If you avoid putting undue pressure on your kids, you can help them build the confidence they need to become successful adults.
Donna Kelce knows that better than most. She’s the mother of two NFL champions, and her son Travis will play in the Super Bowl on Sunday as his Kansas City Chiefs vie for another title. No matter how commonplace the Super Bowl becomes for her family, Kelce says she still tries to offer her sons encouragement to help them get in a good mindset before they take the field.
Her strategy: Keep it loose and remind them how far they’ve come.
“The night before [a big game], I will text my sons and will give them a little encouragement, send them a little funny picture of when they were younger, depending on what team they’re playing with or whatever,” Kelce told TODAY on Wednesday. “I go back and get a little nostalgia.”
A little levity can go a long way in helping to reduce anxiety and promote relaxation, research shows. It’s also an effective way for parents to help their kids stay calm if they’re stressed ahead of a test or competition, according to a 2022 study by psychologists at the University of California, Davis.
Kids of any age whose parents push them too hard experience higher rates of anxiety and depression, which can ultimately make it harder for them to succeed as adults, researcher and author Jennifer Breheny Wallace told CNBC Make It last year.
“I try not to bother them on game day because they’re a little busy and I don’t think I’m going to get through,” said Kelce.
For what it’s worth, Travis recently claimed he has “no jitters” ahead of his third Super Bowl appearance, and his first since he started publicly dating pop star Taylor Swift.
Kelce’s one rule for her sons
Outside of her texts, Kelce often shares throwback photos of her two sons on social media. The brothers grew up in Cleveland Heights, Ohio, where playing a variety of sports before both starring for the University of Cincinnati’s football team on their way to the National Football League.
Last year, Kelce said she had one rule for her sons when they were growing up: No quitting.
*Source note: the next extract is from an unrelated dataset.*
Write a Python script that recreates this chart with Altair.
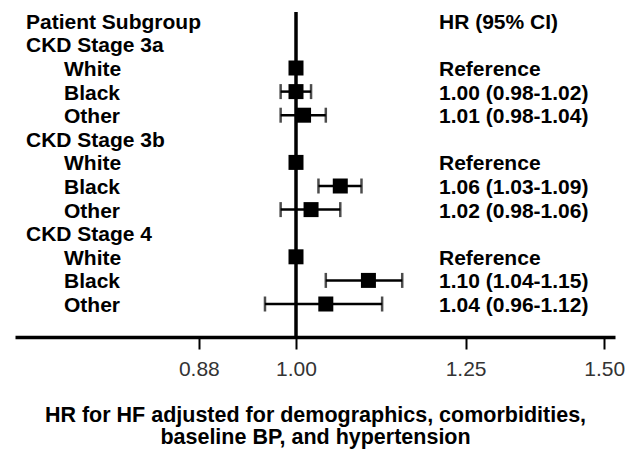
import altair as alt
import pandas as pd

# ---- data ----
row_labels = ["Patient Subgroup", "CKD Stage 3a", "White", "Black", "Other",
              "CKD Stage 3b", "White", "Black", "Other",
              "CKD Stage 4", "White", "Black", "Other"]
row_level = [0, 0, 1, 1, 1, 0, 1, 1, 1, 0, 1, 1, 1]
hr_text = ["HR (95% CI)", "", "Reference", "1.00 (0.98-1.02)", "1.01 (0.98-1.04)",
           "", "Reference", "1.06 (1.03-1.09)", "1.02 (0.98-1.06)",
           "", "Reference", "1.10 (1.04-1.15)", "1.04 (0.96-1.12)"]

est_rows = [2, 3, 4, 6, 7, 8, 10, 11, 12]
hr = [1.00, 1.00, 1.01, 1.00, 1.06, 1.02, 1.00, 1.10, 1.04]
lo = [None, 0.98, 0.98, None, 1.03, 0.98, None, 1.04, 0.96]
hi = [None, 1.02, 1.04, None, 1.09, 1.06, None, 1.15, 1.12]

tick_values = [0.88, 1.00, 1.25, 1.50]

labels_df = pd.DataFrame({
    "row": list(range(len(row_labels))),
    "label": row_labels,
    "level": row_level,
    "hrtext": hr_text,
})
est_df = pd.DataFrame({"row": est_rows, "hr": hr, "lo": lo, "hi": hi})
ci_df = est_df.dropna()

FONT = "Liberation Sans"

xscale = alt.Scale(type="log", domain=[0.6909, 1.5216], nice=False)
yscale = alt.Scale(domain=[-0.373, 13.398], reverse=True, nice=False, zero=False)

y_enc = alt.Y("row:Q", scale=yscale, axis=None)

ref_line = alt.Chart(labels_df).mark_rule(color="black", strokeWidth=3.5).encode(
    x=alt.datum(1.0, scale=xscale, type="quantitative")
).transform_filter("datum.row == 0")

x_axis = alt.Axis(
    values=tick_values, format=".2f", grid=False,
    title=["HR for HF adjusted for demographics, comorbidities,",
           "baseline BP, and hypertension"],
    domainColor="black", domainWidth=3.5,
    tickColor="black", tickWidth=2, tickSize=12,
    labelFont=FONT, labelFontSize=21, labelColor="#333333", labelPadding=9,
    titleFont=FONT, titleFontSize=21.5, titleFontWeight="bold", titleColor="black",
    titlePadding=25, titleLineHeight=22,
)

ci = alt.Chart(ci_df).mark_rule(color="black", strokeWidth=2.5).encode(
    x=alt.X("lo:Q", scale=xscale, axis=x_axis),
    x2="hi:Q",
    y=y_enc,
)

cap_lo = alt.Chart(ci_df).mark_tick(color="black", orient="vertical", size=15, thickness=2.5).encode(
    x=alt.X("lo:Q", scale=xscale), y=y_enc)
cap_hi = alt.Chart(ci_df).mark_tick(color="black", orient="vertical", size=15, thickness=2.5).encode(
    x=alt.X("hi:Q", scale=xscale), y=y_enc)

squares = alt.Chart(est_df).mark_square(color="black", size=225, opacity=1).encode(
    x=alt.X("hr:Q", scale=xscale), y=y_enc)

text_head = alt.Chart(labels_df).mark_text(
    align="left", baseline="middle", font=FONT, fontSize=21, fontWeight="bold",
    color="black", dy=2
).encode(x=alt.value(11), y=y_enc, text="label:N").transform_filter("datum.level == 0")

text_sub = alt.Chart(labels_df).mark_text(
    align="left", baseline="middle", font=FONT, fontSize=21, fontWeight="bold",
    color="black", dy=2
).encode(x=alt.value(49), y=y_enc, text="label:N").transform_filter("datum.level == 1")

text_hr = alt.Chart(labels_df).mark_text(
    align="left", baseline="middle", font=FONT, fontSize=21, fontWeight="bold",
    color="black", dy=2
).encode(x=alt.value(424), y=y_enc, text="hrtext:N")

chart = alt.layer(ci, cap_lo, cap_hi, ref_line, squares, text_head, text_sub, text_hr).properties(
    width=600, height=325,
    background="white",
    autosize=alt.AutoSizeParams(type="none"),
    padding={"left": 7, "top": 4, "right": 12, "bottom": 112},
).configure_view(stroke=None)

chart.save("out.html", embed_options={"renderer": "svg", "actions": False})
If they signed up to play a sport, or for another group activity, they had to finish it, even if didn’t meet their expectations.
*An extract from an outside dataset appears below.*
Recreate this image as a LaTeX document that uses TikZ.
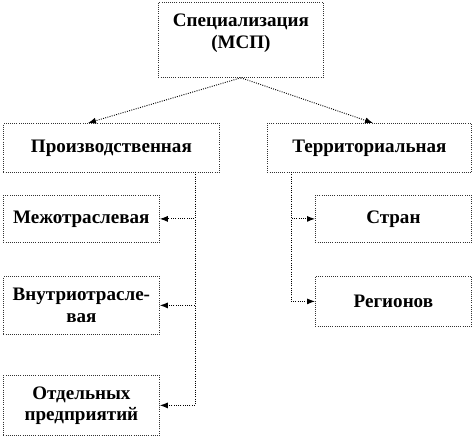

“‘Once it’s over, if you don’t like that team, or if you don’t like that sport, you don’t have to play anymore,'” Kelce told parenting website SheKnow. “‘But your team depends on you. You have to show up on time, every day, whether you want to or not.'”
“Mama Kelce,” as she’s often referred to affectionately, became something of a fan favorite when her sons’ teams faced off for last year’s championship. This year, she’s looking forward to a lighter schedule and not having to worry about consoling one son while celebrating with the other, she said on Thursday.
“Last year, I was pretty much working the whole time. But it was a blast,” she said.